Between calls to RHIBeginAsyncComputeJob_DrawThread and RHIEndAsyncComputeJob_DrawThread, the RHI will be in the async compute state.
During this time, supported RHI commands will be executed via the async compute context. Unsupported RHI functions will assert.
## Disabling/Enabling
Async compute can be enabled or disabled at compile time with the #define USE_ASYNC_COMPUTE_CONTEXT. It can be disabled at runtime
with the r.AsyncCompute console variable. When async compute is disabled, dispatches within async compute blocks are executed synchronously on
the graphics command buffer. USE_ASYNC_COMPUTE_CONTEXT is defined to 0 on PC, since it's not supported in D3D11.1.
## PIX
Async compute context jobs are not captured in GPU captures, so these captures can give a misleading picture of GPU performance when
async compute is enabled. For graphics debugging purposes, async compute should be disabled using the above cvar.
Async compute is supported by PIX timing captures. These show up in the timeline like this:
![](PixTimingCapture.png)
## Thanks and Future
This feature was implemented by Lionhead Studios. We integrated it and indend to make use of it as a tool to optimize the XboxOne rendering.

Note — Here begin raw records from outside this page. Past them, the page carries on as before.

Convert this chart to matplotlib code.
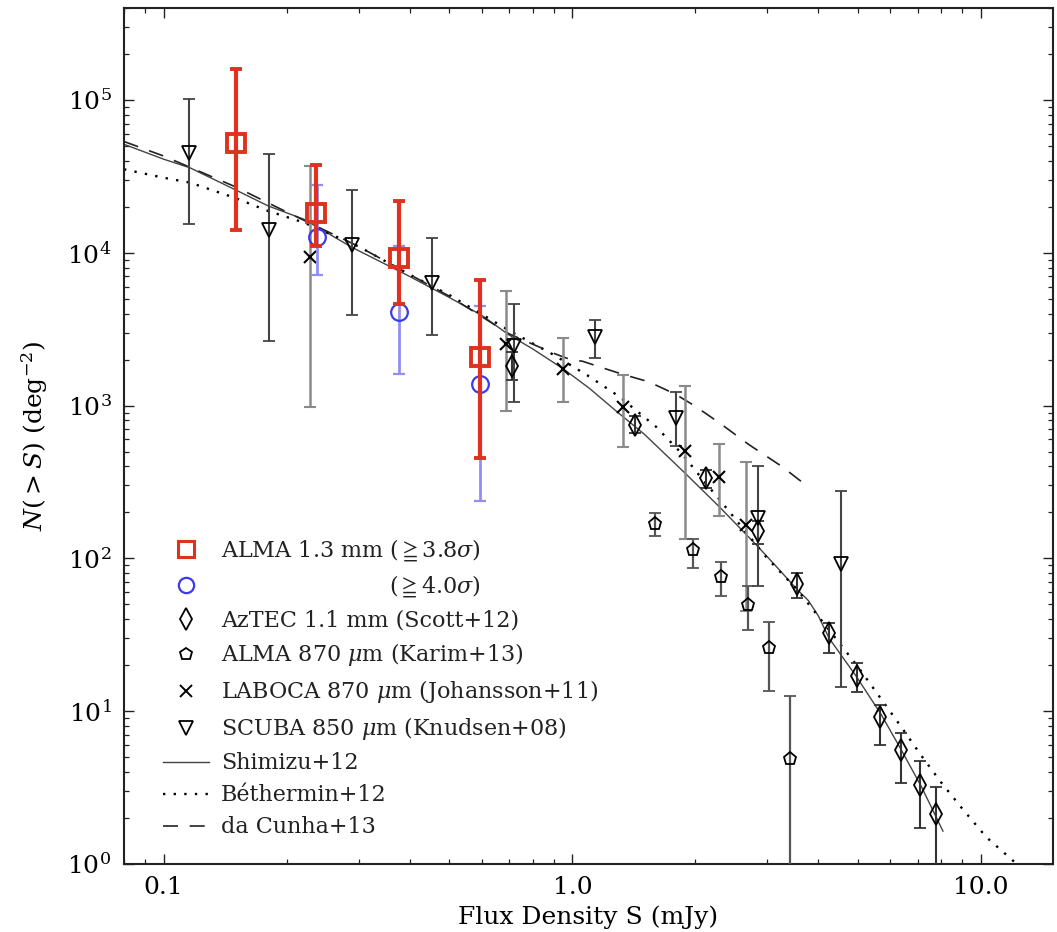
import numpy as np
import matplotlib
matplotlib.use("Agg")
import matplotlib.pyplot as plt
from matplotlib.ticker import FuncFormatter, NullFormatter, LogLocator
from matplotlib.lines import Line2D

plt.rcParams['font.family'] = ['DejaVu Serif', 'DejaVu Sans']
plt.rcParams['mathtext.fontset'] = 'dejavuserif'

# ---- ALMA 1.3 mm (>=3.8 sigma) ----
alma38_s = [0.150, 0.236, 0.376, 0.593]
alma38_n = [5.26e4, 1.82e4, 9.2e3, 2.07e3]
alma38_hi = [1.59e5, 3.74e4, 2.19e4, 6.63e3]
alma38_lo = [1.41e4, 1.10e4, 4.6e3, 4.53e2]

# ---- ALMA 1.3 mm (>=4.0 sigma) ----
alma40_s = [0.237, 0.376, 0.593]
alma40_n = [1.26e4, 4.07e3, 1.39e3]
alma40_hi = [2.77e4, 1.11e4, 4.5e3]
alma40_lo = [7.18e3, 1.6e3, 2.39e2]

# ---- AzTEC 1.1 mm (Scott+12) ----
aztec_s = [0.713, 1.421, 2.122, 2.843, 3.54, 4.254, 4.96, 5.655, 6.37, 7.08, 7.78]
aztec_n = [1825, 752, 335, 150, 67.8, 32.4, 17.1, 9.1, 5.54, 3.31, 2.13]
aztec_hi = [2250, 850, 380, 175, 80, 38, 20.6, 11.0, 7.2, 4.7, 3.17]
aztec_lo = [1480, 660, 290, 125, 55, 24, 13.3, 6.0, 3.39, 1.72, 0.5]

# ---- ALMA 870 um (Karim+13) ----
karim_s = [1.59, 1.969, 2.314, 2.687, 3.02, 3.417]
karim_n = [169, 113, 75.7, 49.4, 26.1, 4.83]
karim_hi = [197, 133, 95, 65.9, 38.2, 12.6]
karim_lo = [140, 86.8, 56.6, 33.9, 13.5, 0.5]

# ---- LABOCA 870 um (Johansson+11) ----
laboca_s = [0.228, 0.687, 0.95, 1.328, 1.89, 2.288, 2.657]
laboca_n = [9420, 2530, 1738, 975, 505, 340, 166]
laboca_hi = [3.7e4, 5650, 2770, 1592, 1336, 563, 430]
laboca_lo = [985, 918, 1052, 533, 133, 189, 45]

# ---- SCUBA 850 um (Knudsen+08) ----
scuba_s = [0.1157, 0.1807, 0.289, 0.453, 0.72, 1.139, 1.797, 2.843, 4.535]
scuba_n = [4.52e4, 1.41e4, 1.12e4, 6390, 2467, 2800, 830, 184, 91.6]
scuba_hi = [1.02e5, 4.45e4, 2.57e4, 1.25e4, 4620, 3614, 1230, 405, 278]
scuba_lo = [1.55e4, 2660, 3935, 2900, 1062, 2036, 540, 66, 14.4]

# ---- model counts ----
shimizu_s = [0.08, 0.1, 0.116, 0.15, 0.18, 0.22, 0.29, 0.4, 0.5, 0.6, 0.7, 0.8,
             0.95, 1.1, 1.3, 1.5, 1.89, 2.3, 2.84, 3.2, 3.54, 3.78, 4.0, 4.25,
             4.96, 5.7, 6.4, 7.15, 8.07]
shimizu_n = [5.13e4, 4.1e4, 3.6e4, 2.58e4, 2.03e4, 1.66e4, 1.08e4, 7000, 5100,
             3900, 2900, 2350, 1740, 1300, 890, 650, 360, 215, 120, 85, 63, 53,
             42, 30, 16.8, 9.5, 5.5, 3.2, 1.64]

bethermin_s = [0.08, 0.1, 0.116, 0.15, 0.18, 0.22, 0.3, 0.4, 0.5, 0.7, 0.9, 1.1,
               1.3, 1.6, 1.86, 2.1, 2.3, 2.6, 3.0, 3.54, 4.25, 5.0, 5.7, 6.4,
               7.15, 8.0, 9.0, 10.3, 12.5]
bethermin_n = [3.52e4, 3.1e4, 2.88e4, 2.28e4, 1.88e4, 1.58e4, 1.1e4, 7200, 5300,
               3100, 2150, 1550, 1150, 730, 480, 320, 240, 160, 100, 63, 34,
               19.5, 12, 7.8, 5.1, 3.4, 2.3, 1.5, 0.95]

dacunha_s = [0.08, 0.1, 0.15, 0.2, 0.3, 0.5, 0.7, 0.9, 0.99, 1.06, 1.16, 1.33,
             1.54, 1.79, 2.0, 2.32, 2.7, 3.25, 3.71]
dacunha_n = [5.35e4, 4.3e4, 2.7e4, 1.85e4, 1.1e4, 5200, 2950, 2200, 2000, 1950,
             1800, 1600, 1430, 1185, 990, 752, 557, 401, 305]

RED = '#e0301e'
BLUE = '#3a3af0'
DOT = (0, (1, 3.5))
DASH = (0, (9, 7))


def yerr(n, lo, hi):
    n = np.asarray(n)
    return [n - np.asarray(lo), np.asarray(hi) - n]


fig = plt.figure(figsize=(10.57, 9.32), dpi=100)
ax = fig.add_axes([124 / 1057, 68 / 932, 929 / 1057, 856 / 932])

# models
ax.plot(shimizu_s, shimizu_n, '-', color='#444444', lw=1.0, zorder=2)
ax.plot(bethermin_s, bethermin_n, ls=DOT, color='black', lw=1.7, zorder=2)
ax.plot(dacunha_s, dacunha_n, ls=DASH, color='#222222', lw=1.2, zorder=2)

# literature points
ax.errorbar(laboca_s, laboca_n, yerr=yerr(laboca_n, laboca_lo, laboca_hi),
            fmt='x', color='black', ms=9, mew=1.5, ecolor='#8a8a8a',
            elinewidth=1.8, capsize=4.5, capthick=1.5, zorder=4)
ax.errorbar(karim_s, karim_n, yerr=yerr(karim_n, karim_lo, karim_hi),
            fmt='p', mfc='none', mec='black', ms=9.5, mew=1.3,
            ecolor='#555555', elinewidth=1.6, capsize=4.5, capthick=1.5, zorder=4)
ax.errorbar(aztec_s, aztec_n, yerr=yerr(aztec_n, aztec_lo, aztec_hi),
            fmt='d', mfc='none', mec='black', ms=11, mew=1.3,
            ecolor='#333333', elinewidth=1.5, capsize=4.5, capthick=1.5, zorder=4)
ax.errorbar(scuba_s, scuba_n, yerr=yerr(scuba_n, scuba_lo, scuba_hi),
            fmt='v', mfc='none', mec='black', ms=10, mew=1.3,
            ecolor='#444444', elinewidth=1.5, capsize=4.5, capthick=1.5, zorder=4)

# ALMA 1.3 mm counts
ax.errorbar(alma40_s, alma40_n, yerr=yerr(alma40_n, alma40_lo, alma40_hi),
            fmt='o', mfc='none', mec=BLUE, ms=12, mew=1.6,
            ecolor='#8f8ff5', elinewidth=2.0, capsize=4.5, capthick=1.8, zorder=5)
ax.errorbar(alma38_s, alma38_n, yerr=yerr(alma38_n, alma38_lo, alma38_hi),
            fmt='s', mfc='none', mec=RED, ms=12.5, mew=2.8,
            ecolor=RED, elinewidth=3.0, capsize=4.5, capthick=2.5, zorder=6)

ax.set_xscale('log')
ax.set_yscale('log')
ax.set_xlim(0.08, 15)
ax.set_ylim(1, 4e5)

ax.xaxis.set_major_formatter(FuncFormatter(lambda v, p: f'{v:.1f}'))
ax.xaxis.set_minor_formatter(NullFormatter())
ax.yaxis.set_minor_locator(LogLocator(base=10, subs=np.arange(2, 10)))
ax.yaxis.set_minor_formatter(NullFormatter())
ax.tick_params(which='both', direction='in', top=True, right=True,
               labelsize=18, color='#222222')
ax.tick_params(which='major', length=7, width=1.0, pad=9)
ax.tick_params(which='minor', length=3.5, width=0.9)
for sp in ax.spines.values():
    sp.set_linewidth(1.5)
    sp.set_color('#222222')

ax.set_xlabel('Flux Density S (mJy)', fontsize=18, labelpad=4)
ax.set_ylabel(r'$N(>S)$ (deg$^{-2}$)', fontsize=18, labelpad=12)

handles = [
    Line2D([], [], ls='none', marker='s', mfc='none', mec=RED, ms=11, mew=2.2),
    Line2D([], [], ls='none', marker='o', mfc='none', mec=BLUE, ms=11, mew=1.6),
    Line2D([], [], ls='none', marker='d', mfc='none', mec='black', ms=11, mew=1.3),
    Line2D([], [], ls='none', marker='p', mfc='none', mec='black', ms=9, mew=1.3),
    Line2D([], [], ls='none', marker='x', color='black', ms=9, mew=1.4),
    Line2D([], [], ls='none', marker='v', mfc='none', mec='black', ms=10, mew=1.3),
    Line2D([], [], ls='-', color='#444444', lw=1.0),
    Line2D([], [], ls=DOT, color='black', lw=1.7),
    Line2D([], [], ls=DASH, color='#222222', lw=1.2),
]
sigma40_label = r'($\geqq$4.0$\sigma$)'
labels = [
    r'ALMA 1.3 mm ($\geqq$3.8$\sigma$)',
    sigma40_label,
    'AzTEC 1.1 mm (Scott+12)',
    r'ALMA 870 $\mu$m (Karim+13)',
    r'LABOCA 870 $\mu$m (Johansson+11)',
    r'SCUBA 850 $\mu$m (Knudsen+08)',
    'Shimizu+12',
    'Béthermin+12',
    'da Cunha+13',
]
leg = ax.legend(handles, labels, loc='lower left',
                bbox_to_anchor=(0.042, 0.03), frameon=False, fontsize=16,
                numpoints=1, handlelength=2.05, handletextpad=0.55,
                labelspacing=0.45, borderpad=0, borderaxespad=0)
for t in leg.get_texts():
    t.set_color('#222222')

# right-align the second ALMA label under the sigma part of the first one
fig.canvas.draw()
texts = leg.get_texts()
bb0 = texts[0].get_window_extent()
bb1 = texts[1].get_window_extent()
texts[1].set_alpha(0)
fig.text(bb0.x1, 0.5 * (bb1.y0 + bb1.y1), sigma40_label, transform=None,
         ha='right', va='center', fontsize=16, color='#222222')

fig.savefig('out.png', dpi=100)
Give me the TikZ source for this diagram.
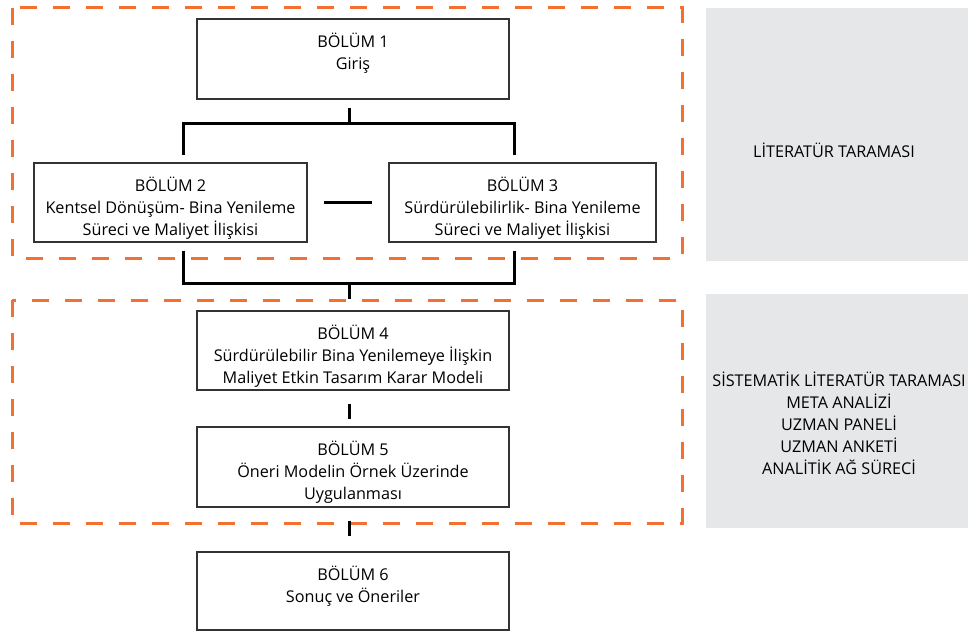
\documentclass[tikz,border=0pt]{standalone}
\usepackage{fontspec}
\setmainfont{Open Sans}
\definecolor{dashorange}{RGB}{243,112,48}
\definecolor{panelgrey}{RGB}{230,231,232}
\begin{document}
\begin{tikzpicture}[x=1pt,y=-1pt,
  box/.style={draw=black!80,line width=1.4pt,inner sep=0pt},
  boxtext/.style={anchor=north,yshift=-15pt,align=center,inner sep=0pt,font=\fontsize{16.2}{21.7}\selectfont},
  link/.style={line width=3pt},
  frame/.style={draw=dashorange,line width=3pt,dash pattern=on 17pt off 16pt},
  panel/.style={fill=panelgrey,inner sep=0pt},
  label/.style={align=center,font=\fontsize{16.2}{22}\selectfont}]
\useasboundingbox (0,0) rectangle (968,631);
\clip (0,0) rectangle (968,631);
\node[panel,minimum width=262pt,minimum height=253pt] (P1) at (837,134.5) {};
\node[panel,minimum width=262pt,minimum height=234pt] (P2) at (837,411) {};
\node[label] (L1) at (834,150) {LİTERATÜR TARAMASI};
\node[label] (L2) at (839,423) {SİSTEMATİK LİTERATÜR TARAMASI\\META ANALİZİ\\UZMAN PANELİ\\UZMAN ANKETİ\\ANALİTİK AĞ SÜRECİ};
\draw[frame] (12,8) rectangle (682,258);
\draw[frame] (12,300) rectangle (682,523);
\node[box,minimum width=312pt,minimum height=80pt] (B1) at (353,59) {};
\node[box,minimum width=273pt,minimum height=79pt] (B2) at (170.5,202.5) {};
\node[box,minimum width=267pt,minimum height=79pt] (B3) at (522.5,202.5) {};
\node[box,minimum width=312pt,minimum height=79pt] (B4) at (353,350.5) {};
\node[box,minimum width=312pt,minimum height=80pt] (B5) at (353,467) {};
\node[box,minimum width=312pt,minimum height=78pt] (B6) at (353,591) {};
\node[boxtext] (B1t) at (B1.north) {BÖLÜM 1\\Giriş};
\node[boxtext] (B2t) at (B2.north) {BÖLÜM 2\\Kentsel Dönüşüm- Bina Yenileme\\Süreci ve Maliyet İlişkisi};
\node[boxtext] (B3t) at (B3.north) {BÖLÜM 3\\Sürdürülebilirlik- Bina Yenileme\\Süreci ve Maliyet İlişkisi};
\node[boxtext] (B4t) at (B4.north) {BÖLÜM 4\\Sürdürülebilir Bina Yenilemeye İlişkin\\Maliyet Etkin Tasarım Karar Modeli};
\node[boxtext] (B5t) at (B5.north) {BÖLÜM 5\\Öneri Modelin Örnek Üzerinde\\Uygulanması};
\node[boxtext] (B6t) at (B6.north) {BÖLÜM 6\\Sonuç ve Öneriler};
\coordinate (T) at (349,124);
\coordinate (TL) at (183,124);
\coordinate (TR) at (514,124);
\coordinate (M) at (349,283);
\coordinate (ML) at (183,283);
\coordinate (MR) at (514,283);
\draw[link,shorten <=8pt] (B1.south -| T) -- (T);
\draw[link,shorten <=7pt,shorten >=7pt] (B2.north -| TL) -- (TL) -- (TR) -- (B3.north -| TR);
\draw[link,shorten <=16pt,shorten >=16pt] (B2.east) -- (B3.west);
\draw[link,shorten <=8pt,shorten >=8pt] (B2.south -| ML) -- (ML) -- (MR) -- (B3.south -| MR);
\draw[link,shorten >=11pt] (M) -- (B4.north -| M);
\draw[link,shorten <=13pt,shorten >=7pt] (B4.south -| M) -- (B5.north -| M);
\draw[link,shorten <=13pt,shorten >=15pt] (B5.south -| M) -- (B6.north -| M);
\end{tikzpicture}
\end{document}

As more more APIs expose the hardware feature we would like make the system more cross platform. Features that make use use AsyncCompute you always
be able to run without (console variable / define) to run on other platforms and easier debugging and profiling. AsyncCompute should be used with caution
as it can cause more unpredicatble performance and requires more coding effort for synchromization.